En los últimos tiempos la maternidad aparece en primer plano en muchísimos libros de ficción y de no ficción.

–Sí, a mí me llama la atención esto de que las maternidades y sus procesos o las no-maternidades antes eran temas bastante vedados y bastante conservados como un tabú. No solamente en lo social, sino también en la escritura. Las mujeres en alguna época han optado por temas considerados más universales versus los propios. Pero creo que últimamente se abrió esa veda. De hecho, me parece que coincidió la aparición de Contra los hijos con la aparición de otros ensayos y una cantidad impresionante de textos que trabajan la maternidad de una manera muy resuelta, muy directa. Me parece bonito que ese tema que no parecía tan universal, que no era propio de la literatura, que estaba escondido o marginado de pronto aparece, se rompe la veda y da lugar también ahora a los textos de los hombres que están pensando su paternidad.

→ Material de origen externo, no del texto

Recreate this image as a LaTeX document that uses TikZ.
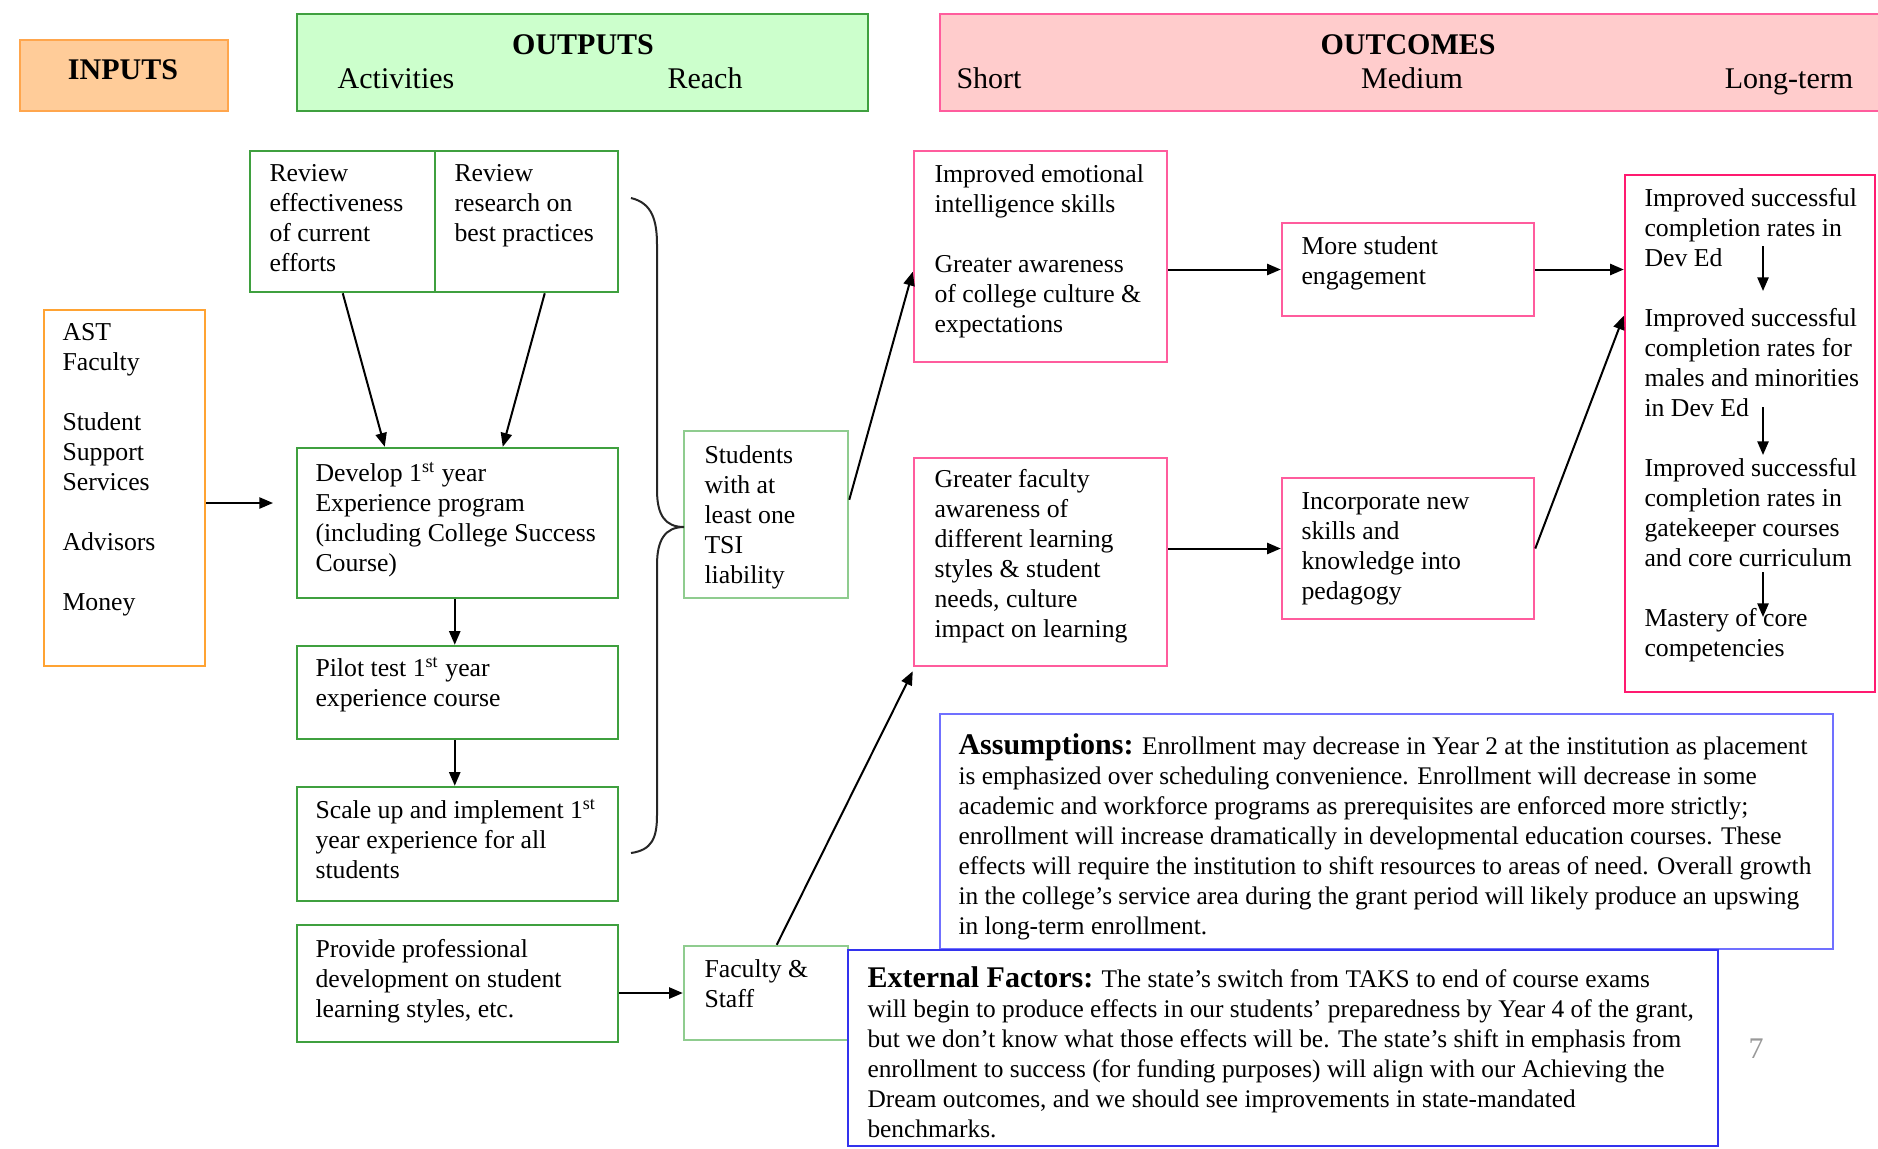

Como si, de pronto, las mujeres hubiéramos puesto un tema sobre la mesa y los chicos hubieran dicho “uy, es verdad, también es un tema posible de literaturizar”. Me parece súper interesante todo el proyecto de (Alejandro) Zambra, por ejemplo, que vuelve una y otra vez al deseo de paternar, a la paternidad prestada, por así decir, a esa vuelta que siempre está haciendo sobre la relación con los hijos. También Andrés Neuman la está pensando y varios autores más.

¿Por qué creés que siguen incomodando las no-madres?

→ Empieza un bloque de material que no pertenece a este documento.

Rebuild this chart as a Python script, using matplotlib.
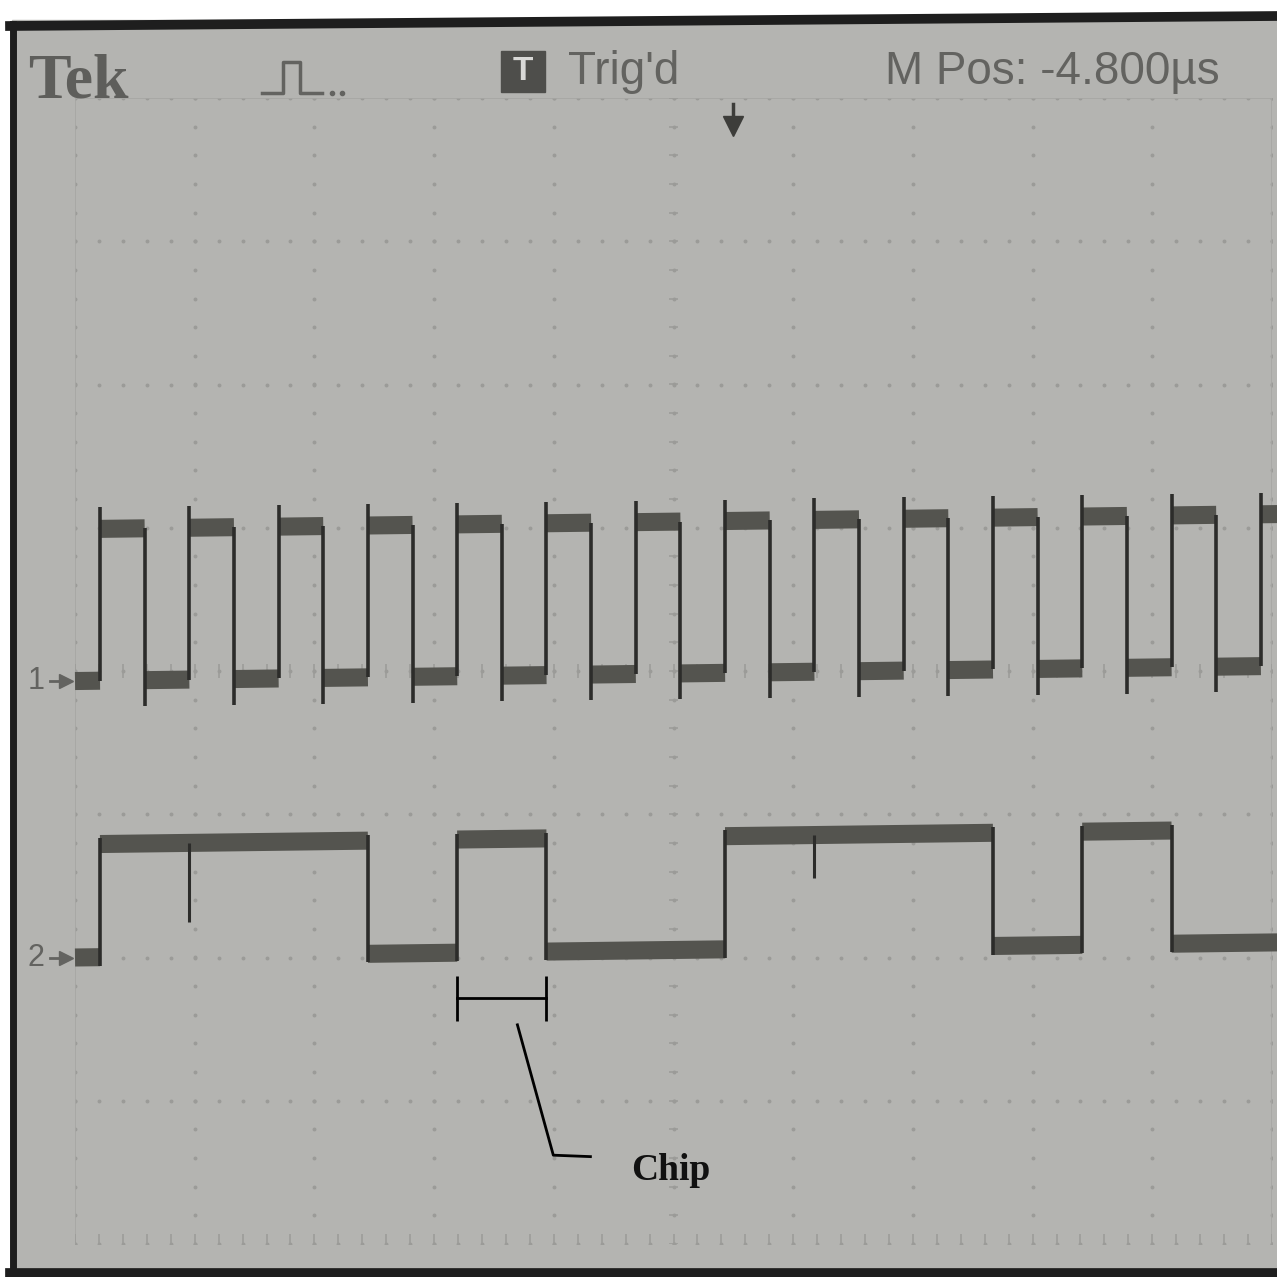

–Lo que pasa es que hay una serie de discursos construidos política, social y económicamente que definen el rol de la mujer en la sociedad. El rol fue, a lo largo de los siglos, el de maternar para proveer hijos para la guerra, para la mano de obra, para el mercado del consumo, entre otros. Esos “para qué” van cambiando a lo largo del tiempo y también van cambiando de un lugar a otro. No es lo mismo, por ejemplo, en la ciudad que en el campo. Pero hay un mandato. Además, el cuidado de los hijos habilita que, con la mujer en casa, sean por lo general los hombres los que salen al trabajo. Hay una serie de usos de la maternidad. Entonces, claro, aceptar que una mujer diga “no” es que se abra la posibilidad de que alguien esté en contra de ese mandato, que es considerado como un rol social que la mujer debe ejercer. La resistencia a eso se pone del lado de la rareza, de la incompletitud, de la falta, de la falla. Todos esos sentidos se asocian con alguien que dice, bartlebianamente, “prefiero no hacerlo”.

Es curioso que esto ocurra también en lugares progresistas o formados o que supuestamente abogan por una especie de liberación.

–Bueno, es que hay que acordarse que cualquiera está atravesado por los discursos hegemónicos. Uno puede ser de izquierda y progresista, pero también puede ser un poco racista y encontrarse pensando en el medio de una calle de noche que te da miedo ese chico moreno que está parado en la esquina y que, tal vez, si fuera un chico blanco o rubio tal vez no te daría miedo. Eso no es exclusivo de un lado u otro: todos tenemos incorporado un discurso social que nos viene de muy temprano. Nuestro ejercicio, como personas de izquierda, es darnos cuenta de que tenemos incorporadas como individuos una serie de normas sociales que no hemos ni siquiera pensado de dónde vienen. El racismo es uno, el clasismo es otro, el machismo es otro. Las mujeres también podemos ser machistas. Volviendo a la literatura y a la docencia, hay un trabajo que hacer para volver visibles estas cuestiones. Primero a partir de un cuestionamiento propio, de todas estas zonas que hemos tragado a través de la cultura y que hemos incorporado sin cuestionamientos. Por eso vale la pena escribir una diatriba y meterse en esos lugares complicados. Durante mucho tiempo pensé y decía que la literatura o la escritura no servían para nada. Con el tiempo cambié de idea y pienso que la escritura hace de alguna manera un trabajo micropolítico.